Task requirements:
Copy the data exactly as it appears, and do not include any pictures.

Dataset extract:
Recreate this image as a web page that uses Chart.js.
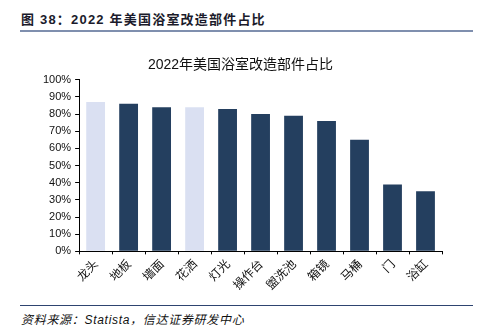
<!DOCTYPE html>
<html>
<head>
<meta charset="utf-8">
<script src="https://cdn.jsdelivr.net/npm/chart.js@4"></script>
<style>
  html, body { margin: 0; padding: 0; background: #fff; }
  body { width: 481px; height: 334px; position: relative; overflow: hidden; font-family: "Liberation Sans", "Noto Sans CJK SC", sans-serif; }
  #head { position: absolute; left: 21px; top: 9px; font-size: 13px; font-weight: bold; color: #1b1b2b; letter-spacing: 1.2px; }
  #headLine { position: absolute; left: 20px; top: 30px; width: 453px; height: 2px; background: #7f8fae; }
  #footLine { position: absolute; left: 20px; top: 305px; width: 453px; height: 1px; background: #2e4470; }
  #foot { position: absolute; left: 21px; top: 310px; font-size: 12px; font-style: italic; color: #111; letter-spacing: 0.7px; }
  #wrap { position: absolute; left: 0; top: 40px; width: 481px; height: 254px; }
</style>
</head>
<body>
<div id="head">图 38：2022 年美国浴室改造部件占比</div>
<div id="headLine"></div>
<div id="wrap"><canvas id="barChart"></canvas></div>
<div id="footLine"></div>
<div id="foot">资料来源：Statista，信达证券研发中心</div>
<script>
const categories = ['龙头', '地板', '墙面', '花洒', '灯光', '操作台', '盥洗池', '箱镜', '马桶', '门', '浴缸'];
const shares = [87, 86, 84, 84, 83, 80, 79, 76, 65, 39, 35];
const highlighted = ['龙头', '花洒'];
const yTicks = [0, 10, 20, 30, 40, 50, 60, 70, 80, 90, 100];

document.addEventListener('DOMContentLoaded', () => {
    const ctx = document.getElementById('barChart');
    new Chart(ctx, {
        type: 'bar',
        data: {
            labels: categories,
            datasets: [{
                data: shares,
                backgroundColor: categories.map(c => highlighted.includes(c) ? '#dae0f2' : '#243f5f'),
                borderWidth: 0,
                categoryPercentage: 1,
                barPercentage: 0.57,
            }]
        },
        options: {
            responsive: true,
            maintainAspectRatio: false,
            animation: false,
            layout: { padding: { left: 39, right: 39, top: 0, bottom: 0 } },
            plugins: {
                legend: { display: false },
                tooltip: { enabled: false },
                title: {
                    display: true,
                    text: '2022年美国浴室改造部件占比',
                    color: '#111',
                    font: { family: 'Liberation Sans, Noto Sans CJK SC', size: 14, weight: 'normal' },
                    padding: { top: 17, bottom: 6 }
                }
            },
            scales: {
                x: {
                    grid: { display: true, drawOnChartArea: false, drawTicks: true, tickLength: 3, color: '#000', offset: true },
                    border: { color: '#000', width: 1 },
                    ticks: {
                        color: '#111',
                        font: { family: 'Noto Sans CJK SC', size: 12 },
                        minRotation: 45, maxRotation: 45, padding: 2
                    }
                },
                y: {
                    min: 0, max: 100,
                    afterBuildTicks: axis => { axis.ticks = yTicks.map(v => ({ value: v })); },
                    grid: { display: true, drawOnChartArea: false, drawTicks: true, tickLength: 4, color: '#000' },
                    border: { color: '#000', width: 1 },
                    ticks: {
                        color: '#111',
                        font: { family: 'Liberation Sans', size: 11 },
                        padding: 4,
                        callback: v => v + '%'
                    }
                }
            }
        }
    });
});
</script>
</body>
</html>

Answer for this exercise:
Recreate this image as a web page that uses Chart.js.
<!DOCTYPE html>
<html>
<head>
<meta charset="utf-8">
<script src="https://cdn.jsdelivr.net/npm/chart.js@4"></script>
<style>
  html, body { margin: 0; padding: 0; background: #fff; }
  body { width: 481px; height: 334px; position: relative; overflow: hidden; font-family: "Liberation Sans", "Noto Sans CJK SC", sans-serif; }
  #head { position: absolute; left: 21px; top: 9px; font-size: 13px; font-weight: bold; color: #1b1b2b; letter-spacing: 1.2px; }
  #headLine { position: absolute; left: 20px; top: 30px; width: 453px; height: 2px; background: #7f8fae; }
  #footLine { position: absolute; left: 20px; top: 305px; width: 453px; height: 1px; background: #2e4470; }
  #foot { position: absolute; left: 21px; top: 310px; font-size: 12px; font-style: italic; color: #111; letter-spacing: 0.7px; }
  #wrap { position: absolute; left: 0; top: 40px; width: 481px; height: 254px; }
</style>
</head>
<body>
<div id="head">图 38：2022 年美国浴室改造部件占比</div>
<div id="headLine"></div>
<div id="wrap"><canvas id="barChart"></canvas></div>
<div id="footLine"></div>
<div id="foot">资料来源：Statista，信达证券研发中心</div>
<script>
const categories = ['龙头', '地板', '墙面', '花洒', '灯光', '操作台', '盥洗池', '箱镜', '马桶', '门', '浴缸'];
const shares = [87, 86, 84, 84, 83, 80, 79, 76, 65, 39, 35];
const highlighted = ['龙头', '花洒'];
const yTicks = [0, 10, 20, 30, 40, 50, 60, 70, 80, 90, 100];

document.addEventListener('DOMContentLoaded', () => {
    const ctx = document.getElementById('barChart');
    new Chart(ctx, {
        type: 'bar',
        data: {
            labels: categories,
            datasets: [{
                data: shares,
                backgroundColor: categories.map(c => highlighted.includes(c) ? '#dae0f2' : '#243f5f'),
                borderWidth: 0,
                categoryPercentage: 1,
                barPercentage: 0.57,
            }]
        },
        options: {
            responsive: true,
            maintainAspectRatio: false,
            animation: false,
            layout: { padding: { left: 39, right: 39, top: 0, bottom: 0 } },
            plugins: {
                legend: { display: false },
                tooltip: { enabled: false },
                title: {
                    display: true,
                    text: '2022年美国浴室改造部件占比',
                    color: '#111',
                    font: { family: 'Liberation Sans, Noto Sans CJK SC', size: 14, weight: 'normal' },
                    padding: { top: 17, bottom: 6 }
                }
            },
            scales: {
                x: {
                    grid: { display: true, drawOnChartArea: false, drawTicks: true, tickLength: 3, color: '#000', offset: true },
                    border: { color: '#000', width: 1 },
                    ticks: {
                        color: '#111',
                        font: { family: 'Noto Sans CJK SC', size: 12 },
                        minRotation: 45, maxRotation: 45, padding: 2
                    }
                },
                y: {
                    min: 0, max: 100,
                    afterBuildTicks: axis => { axis.ticks = yTicks.map(v => ({ value: v })); },
                    grid: { display: true, drawOnChartArea: false, drawTicks: true, tickLength: 4, color: '#000' },
                    border: { color: '#000', width: 1 },
                    ticks: {
                        color: '#111',
                        font: { family: 'Liberation Sans', size: 11 },
                        padding: 4,
                        callback: v => v + '%'
                    }
                }
            }
        }
    });
});
</script>
</body>
</html>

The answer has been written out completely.